Curious roman à clef about an eccentric South Korean author’s sojourn in Texas.
This slender tale, Moon writes, is “a story about Texas, something that I’m writing in the name of a novel but something that is perhaps unnamable.” It’s a novel, yes, but one that builds on word association: A shower of acorns on a November day reminds the narrator of a sculptor who’s working on a statue of a wolf, which turns into a brief history of Wolf brand chili, which touches off a reminiscence of eating chili: “I hoped that the controversy over whether or not to acknowledge chili with beans as chili…would go on being the greatest controversy surrounding chili." Armed with a bucket of stereotypes about Texas, from ten-gallon hats to “many trivial things among which were things that were good to know, although it wouldn’t have mattered if you didn’t know them regardless of whether you weren’t a Texan or you were,” Moon conjures the seven samurai of Akira Kurosawa film fame, who morph into the seven rōnin from Texas who come to the aid of a bandit-besieged village south of the border.
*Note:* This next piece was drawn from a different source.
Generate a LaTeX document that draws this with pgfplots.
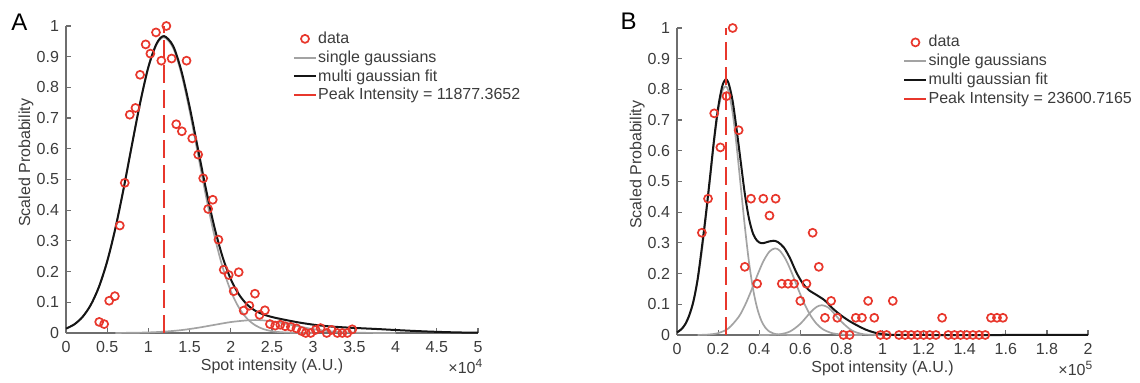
\documentclass[border=0pt]{standalone}
\usepackage{fontspec}
\setmainfont{Liberation Sans}
\usepackage{pgfplots}
\pgfplotsset{compat=1.18}
\definecolor{datared}{HTML}{E8372C}
\definecolor{fitgray}{HTML}{A3A3A3}
\definecolor{fitblack}{HTML}{151515}
\definecolor{axgray}{HTML}{6E6E6E}
\definecolor{txtgray}{HTML}{3C3C3C}
\pgfplotsset{
 mystyle/.style={
  scale only axis,
  axis lines=left,
  axis line style={-, draw=axgray, line width=0.8pt},
  tick style={draw=axgray, line width=0.6pt},
  tick align=inside,
  major tick length=2.5pt,
  ymin=0, ymax=1,
  ytick={0,0.1,0.2,0.3,0.4,0.5,0.6,0.7,0.8,0.9,1},
  yticklabels={0,0.1,0.2,0.3,0.4,0.5,0.6,0.7,0.8,0.9,1},
  every tick label/.append style={font=\fontsize{8}{9}\selectfont, text=txtgray},
  /pgf/number format/assume math mode=true,
  label style={font=\fontsize{8}{9}\selectfont, text=txtgray},
  ylabel={Scaled Probability},
  xlabel={Spot intensity (A.U.)},
  xlabel style={at={(axis description cs:0.5,-0.11)}, anchor=center},
  ylabel style={at={(axis description cs:-0.097,0.554)}, anchor=center},
  xticklabel style={yshift=-0.5pt},
  clip=false,
  scaled ticks=false,
  legend cell align=left,
  legend style={draw=none, fill=none, font=\fontsize{8}{9}\selectfont, text=txtgray,
     anchor=north west, row sep=0pt, inner sep=0pt,
     nodes={inner sep=0.6pt, text height=6.4pt, text depth=1.8pt}},
  legend image code/.code={\draw[#1] (0pt,0pt) -- (11pt,0pt);},
 },
 gaussline/.style={fitgray, line width=0.85pt, smooth},
 fitline/.style={fitblack, line width=1.0pt, smooth},
 peakline/.style={datared, line width=1.0pt, dash pattern=on 9pt off 3.5pt},
 datamarks/.style={only marks, mark=o, mark size=2.0pt, mark options={draw=datared, line width=0.85pt}},
}
\begin{document}
\begin{tikzpicture}
\useasboundingbox (0,0) rectangle (570pt,191.5pt);
\node[font=\fontsize{12}{14}\selectfont, text=black] at (9.75pt,180.25pt) {A};
\node[font=\fontsize{12}{14}\selectfont, text=black] at (314.25pt,181pt) {B};

% ---------------- Panel A ----------------
\begin{axis}[mystyle,
  at={(33pt,25pt)}, anchor=south west,
  width=206pt, height=153.5pt,
  xmin=0, xmax=5,
  xtick={0,0.5,1,1.5,2,2.5,3,3.5,4,4.5,5},
  xticklabels={0,0.5,1,1.5,2,2.5,3,3.5,4,4.5,5},
  legend style={at={(axis description cs:0.55,0.99)}},
]
\addlegendimage{legend image code/.code={\draw[datared, line width=0.85pt] (5.5pt,0pt) circle (2.0pt);}}
\addlegendentry{data}
\addlegendimage{fitgray, line width=0.85pt}
\addlegendentry{single gaussians}
\addlegendimage{fitblack, line width=1.0pt}
\addlegendentry{multi gaussian fit}
\addlegendimage{datared, line width=1.0pt}
\addlegendentry{Peak Intensity = 11877.3652}

\addplot[gaussline, forget plot] coordinates {
(0,0.0142) (0.1,0.028) (0.2,0.0521) (0.3,0.0912) (0.4,0.1503) (0.5,0.2335)
(0.6,0.3418) (0.7,0.4713) (0.8,0.6124) (0.9,0.7498) (1.0,0.8649) (1.1,0.9401)
(1.19,0.963) (1.3,0.9289) (1.4,0.8446) (1.5,0.7235) (1.6,0.5839) (1.7,0.444)
(1.8,0.3182) (1.9,0.2149) (2.0,0.1367) (2.1,0.0819) (2.2,0.0462) (2.3,0.0246)
(2.4,0.0124) (2.5,0.0058) (2.6,0.0026) (2.8,0.0004) (3.0,0)};
\addplot[gaussline, forget plot] coordinates {
(0.6,0.0001) (0.8,0.0007) (1.0,0.0018) (1.2,0.0045) (1.4,0.0094) (1.6,0.017)
(1.8,0.0264) (2.0,0.0356) (2.2,0.0412) (2.3,0.042) (2.4,0.041) (2.6,0.0336)
(2.8,0.0227) (3.0,0.0125) (3.2,0.0057) (3.4,0.0021) (3.6,0.0006) (3.8,0.0002) (4.0,0)};
\addplot[fitline, forget plot] coordinates {
(0,0.0142) (0.1,0.028) (0.2,0.0521) (0.3,0.0912) (0.4,0.1503) (0.5,0.2335)
(0.6,0.3418) (0.7,0.4713) (0.8,0.6124) (0.9,0.7498) (1.0,0.8667) (1.1,0.943)
(1.19,0.967) (1.3,0.935) (1.4,0.854) (1.5,0.737) (1.6,0.602) (1.7,0.467)
(1.8,0.346) (1.9,0.248) (2.0,0.175) (2.1,0.125) (2.2,0.092) (2.3,0.072)
(2.4,0.060) (2.5,0.052) (2.6,0.046) (2.8,0.0355) (3.0,0.0271) (3.2,0.0215)
(3.4,0.0179) (3.6,0.0152) (3.8,0.0126) (4.0,0.0097) (4.2,0.007) (4.4,0.0047)
(4.6,0.0029) (4.8,0.0016) (5.0,0.0008)};
\addplot[peakline, forget plot] coordinates {(1.18774,0) (1.18774,1)};
\addplot[datamarks, forget plot] coordinates {
(0.403,0.036) (0.463,0.029) (0.524,0.105) (0.593,0.12) (0.653,0.35) (0.713,0.489)
(0.774,0.711) (0.843,0.733) (0.899,0.841) (0.967,0.94) (1.024,0.91) (1.092,0.979)
(1.157,0.887) (1.218,1.0) (1.282,0.894) (1.338,0.68) (1.406,0.657) (1.463,0.887)
(1.532,0.634) (1.604,0.581) (1.665,0.504) (1.725,0.404) (1.781,0.434) (1.85,0.304)
(1.914,0.206) (1.975,0.189) (2.035,0.136) (2.096,0.198) (2.156,0.073) (2.225,0.089)
(2.293,0.128) (2.349,0.059) (2.414,0.074) (2.475,0.029) (2.539,0.024) (2.6,0.027)
(2.66,0.022) (2.729,0.02) (2.797,0.015) (2.862,0.006) (2.91,0) (2.97,0)
(3.03,0.01) (3.09,0.016) (3.164,0) (3.224,0.01) (3.293,0) (3.353,0)
(3.414,0) (3.474,0.012)};
\node[anchor=east, font=\fontsize{8}{9}\selectfont, text=txtgray] at (axis description cs:1.03,-0.11) {×10\textsuperscript{4}};
\end{axis}

% ---------------- Panel B ----------------
\begin{axis}[mystyle,
  at={(338.5pt,24pt)}, anchor=south west,
  width=205.5pt, height=153.5pt,
  xmin=0, xmax=2,
  xtick={0,0.2,0.4,0.6,0.8,1,1.2,1.4,1.6,1.8,2},
  xticklabels={0,0.2,0.4,0.6,0.8,1,1.2,1.4,1.6,1.8,2},
  legend style={at={(axis description cs:0.55,0.985)}},
]
\addlegendimage{legend image code/.code={\draw[datared, line width=0.85pt] (5.5pt,0pt) circle (2.0pt);}}
\addlegendentry{data}
\addlegendimage{fitgray, line width=0.85pt}
\addlegendentry{single gaussians}
\addlegendimage{fitblack, line width=1.0pt}
\addlegendentry{multi gaussian fit}
\addlegendimage{datared, line width=1.0pt}
\addlegendentry{Peak Intensity = 23600.7165}

\addplot[gaussline, forget plot] coordinates {
(0,0.0083) (0.02,0.0175) (0.04,0.0345) (0.06,0.0635) (0.08,0.1096) (0.10,0.177)
(0.12,0.268) (0.14,0.380) (0.16,0.504) (0.18,0.626) (0.20,0.728) (0.22,0.793)
(0.236,0.81) (0.25,0.795) (0.27,0.727) (0.29,0.616) (0.31,0.485) (0.33,0.354)
(0.35,0.239) (0.37,0.150) (0.39,0.0876) (0.41,0.0473) (0.43,0.0237) (0.45,0.011)
(0.47,0.0048) (0.50,0.0012) (0.55,0.0001) (0.6,0)};
\addplot[gaussline, forget plot] coordinates {
(0.10,0.0002) (0.15,0.0013) (0.20,0.0061) (0.25,0.0214) (0.30,0.0589) (0.33,0.0957)
(0.36,0.1423) (0.39,0.1932) (0.42,0.2398) (0.45,0.2719) (0.477,0.282) (0.50,0.2747)
(0.53,0.2451) (0.56,0.1999) (0.59,0.1489) (0.62,0.1015) (0.65,0.0632) (0.68,0.0359)
(0.71,0.0187) (0.75,0.0068) (0.80,0.0015) (0.85,0.0003) (0.9,0)};
\addplot[gaussline, forget plot] coordinates {
(0.40,0) (0.45,0.0003) (0.50,0.0023) (0.55,0.0115) (0.60,0.0364) (0.65,0.0741)
(0.68,0.0918) (0.705,0.097) (0.73,0.0918) (0.75,0.081) (0.80,0.0435) (0.85,0.015)
(0.90,0.0033) (0.95,0.0005) (1.0,0)};
\addplot[fitline, forget plot] coordinates {
(0,0.0085) (0.02,0.018) (0.04,0.035) (0.06,0.065) (0.08,0.11) (0.10,0.18)
(0.12,0.28) (0.14,0.39) (0.16,0.51) (0.18,0.635) (0.20,0.74) (0.22,0.81)
(0.236,0.832) (0.25,0.822) (0.27,0.765) (0.29,0.67) (0.31,0.565) (0.33,0.46)
(0.35,0.38) (0.37,0.33) (0.39,0.307) (0.41,0.299) (0.43,0.301) (0.45,0.305)
(0.47,0.307) (0.49,0.303) (0.52,0.285) (0.55,0.25) (0.58,0.205) (0.61,0.17)
(0.64,0.147) (0.68,0.13) (0.72,0.112) (0.76,0.085) (0.80,0.063) (0.84,0.045)
(0.88,0.03) (0.92,0.017) (0.96,0.008) (1.0,0.003) (1.05,0.0005) (1.1,0) (2.0,0)};
\addplot[peakline, forget plot] coordinates {(0.236007,0) (0.236007,1)};
\addplot[datamarks, forget plot] coordinates {
(0.121,0.333) (0.151,0.444) (0.181,0.722) (0.211,0.611) (0.241,0.778) (0.271,1.0)
(0.300,0.667) (0.330,0.222) (0.360,0.444) (0.390,0.167) (0.420,0.444) (0.450,0.389)
(0.480,0.444) (0.510,0.167) (0.540,0.167) (0.570,0.167) (0.600,0.111) (0.630,0.167)
(0.660,0.333) (0.690,0.222) (0.720,0.056) (0.750,0.111) (0.780,0.056) (0.810,0)
(0.840,0) (0.870,0.056) (0.900,0.056) (0.930,0.111) (0.960,0.056) (0.990,0)
(1.020,0) (1.050,0.111) (1.080,0) (1.110,0) (1.140,0) (1.170,0) (1.200,0)
(1.230,0) (1.260,0) (1.290,0.056) (1.320,0) (1.350,0) (1.380,0) (1.410,0)
(1.440,0) (1.470,0) (1.500,0) (1.528,0.056) (1.557,0.056) (1.586,0.056)};
\node[anchor=east, font=\fontsize{8}{9}\selectfont, text=txtgray] at (axis description cs:1.03,-0.11) {×10\textsuperscript{5}};
\end{axis}
\end{tikzpicture}
\end{document}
The samurai aren’t especially good at swimming, a fact that figures in Moon’s ponderings on Bonnie and Clyde sipping hot chocolate alongside the flood-prone Trinity River, “which perhaps had the most grandiose name of all rivers.” It’s a jumble of legends, travel notes, and odd disquisitions—one in which Moon explains, after a fashion, how he’d previously placed the samurai in a story about a cat that, on its face, had nothing whatever to do with medieval Japan but everything to do with the talismans of the imagination that Moon holds dear. The mysterious exercise indeed touches on the unnamable to the extent that it’s hard to classify—but suffice it to say that it has little to do with the likes of Max Brand and Larry McMurtry.
An oddly entertaining stream of consciousness that flows out over the thirsty Lone Star State.